Of the students represented in the data, 90% said they were either employed or continuing their education post-graduation.
Following the beaten path
According to the Career Center’s data, more than half of the members of the Class of 2022 who worked in industry immediately after graduation took jobs in technology, finance and consulting.
Victory believes that students often enter these fields after graduation because their recruiting processes are well-defined, leading to security in decision-making.
“I met a parent of a prospective student during Blue Devil Days who referred to [these industries] as car wash recruiting processes … once your car is aligned with that rail, the car wash pulls you through the rest of the way, and I thought that was actually a really brilliant way to explain it,” Victory said.

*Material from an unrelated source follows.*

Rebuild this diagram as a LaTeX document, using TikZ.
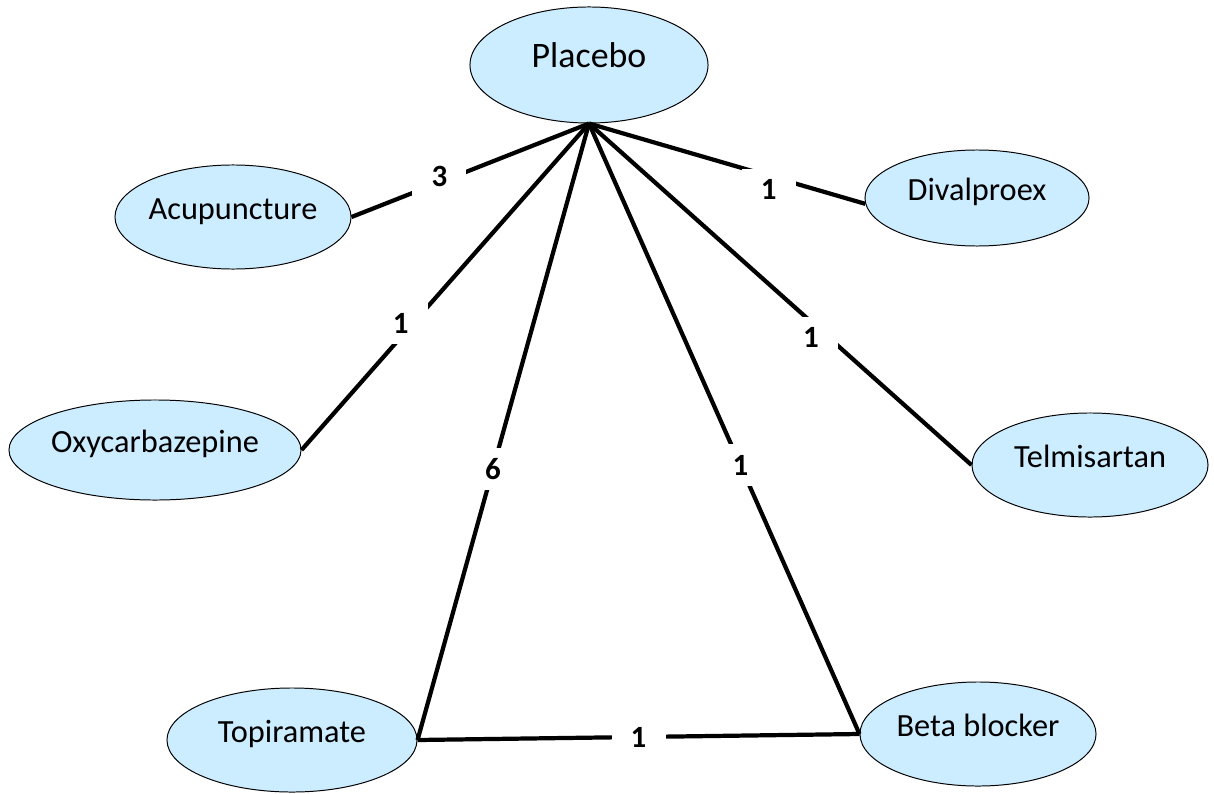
\documentclass[tikz,border=0pt]{standalone}
\usepackage{fontspec}
\setmainfont{Carlito}
\usepackage{tikz}
\usetikzlibrary{shapes.geometric,positioning,calc}
\definecolor{pillblue}{RGB}{204,236,255}

\begin{document}
\begin{tikzpicture}[x=0.025cm, y=-0.025cm,
  drug/.style={ellipse, draw=black, line width=0.7pt, fill=pillblue,
               inner xsep=-3pt, inner ysep=0pt, text height=11pt, text depth=8pt,
               font=\fontsize{23}{27}\selectfont},
  hub/.style={drug, font=\fontsize{25.5}{30}\selectfont},
  link/.style={line width=3pt, color=black},
  cnt/.style={fill=white, inner sep=0pt, minimum width=1.35cm,
              minimum height=1.05cm, font=\bfseries\fontsize{22}{26}\selectfont}
]
\useasboundingbox (0,0) rectangle (1214,794);

% treatments
\node[hub,  minimum width=5.95cm, minimum height=2.9cm]  (plac) at (589,65)  {Placebo};
\node[drug, minimum width=5.9cm,  minimum height=2.6cm]  (acu)  at (233,217) {Acupuncture};
\node[drug, minimum width=7.3cm,  minimum height=2.5cm]  (oxy)  at (155,450) {Oxycarbazepine};
\node[drug, minimum width=6.25cm, minimum height=2.6cm]  (topi) at (292,740) {Topiramate};
\node[drug, minimum width=5.9cm,  minimum height=2.6cm]  (beta) at (978,734) {Beta blocker};
\node[drug, minimum width=5.6cm,  minimum height=2.4cm]  (diva) at (977,198) {Divalproex};
\node[drug, minimum width=5.9cm,  minimum height=2.6cm]  (telm) at (1090,465) {Telmisartan};

% comparisons, with number of trials
\draw[link] (plac.south) -- node[cnt, pos=0.63, yshift=0.15cm] (n1) {3} (acu.east);
\draw[link] (plac.south) -- node[cnt, pos=0.655, yshift=0.35cm] (n2) {1} (oxy.east);
\draw[link] (plac.south) -- node[cnt, pos=0.56] (n3) {6} (topi.east);
\draw[link] (plac.south) -- node[cnt, pos=0.56] (n4) {1} (beta.west);
\draw[link] (plac.south) -- node[cnt, pos=0.65, yshift=-0.35cm] (n5) {1} (diva.183);
\draw[link] (plac.south) -- node[cnt, pos=0.58, yshift=-0.4cm] (n6) {1} (telm.west);
\draw[link] (topi.east) -- node[cnt, pos=0.5] (n7) {1} (beta.west);
\end{tikzpicture}
\end{document}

Victory says that Duke students’ post-graduation paths are often based on their familiarity with certain industries. Many students know what technology and business careers entail and that companies in these industries have many open positions geared towards recent college graduates.
William Julien, Trinity ‘23, arrived at Duke initially planning to follow the pre-med track, but quickly realized that he couldn’t see himself “grinding on that for the next twenty or thirty years.”
Instead, Julien decided to chart his own path, pursuing his long-time passion for film and changing his major to visual media studies with a concentration in cinematic arts.
In industries like filmmaking, Julien noted that there is no one path to success. To succeed, “you just got to go out there and just squeeze through the door that's slightly open,” he said.
Nevertheless, Julien recognizes the security in pursuing careers on well-beaten paths. While some of his peers are “set for the next four years of life,” he joked that he doesn’t know “what [he’s] doing in December.”
Still, Julien is not worried about this uncertainty and is excited to enjoy the journey.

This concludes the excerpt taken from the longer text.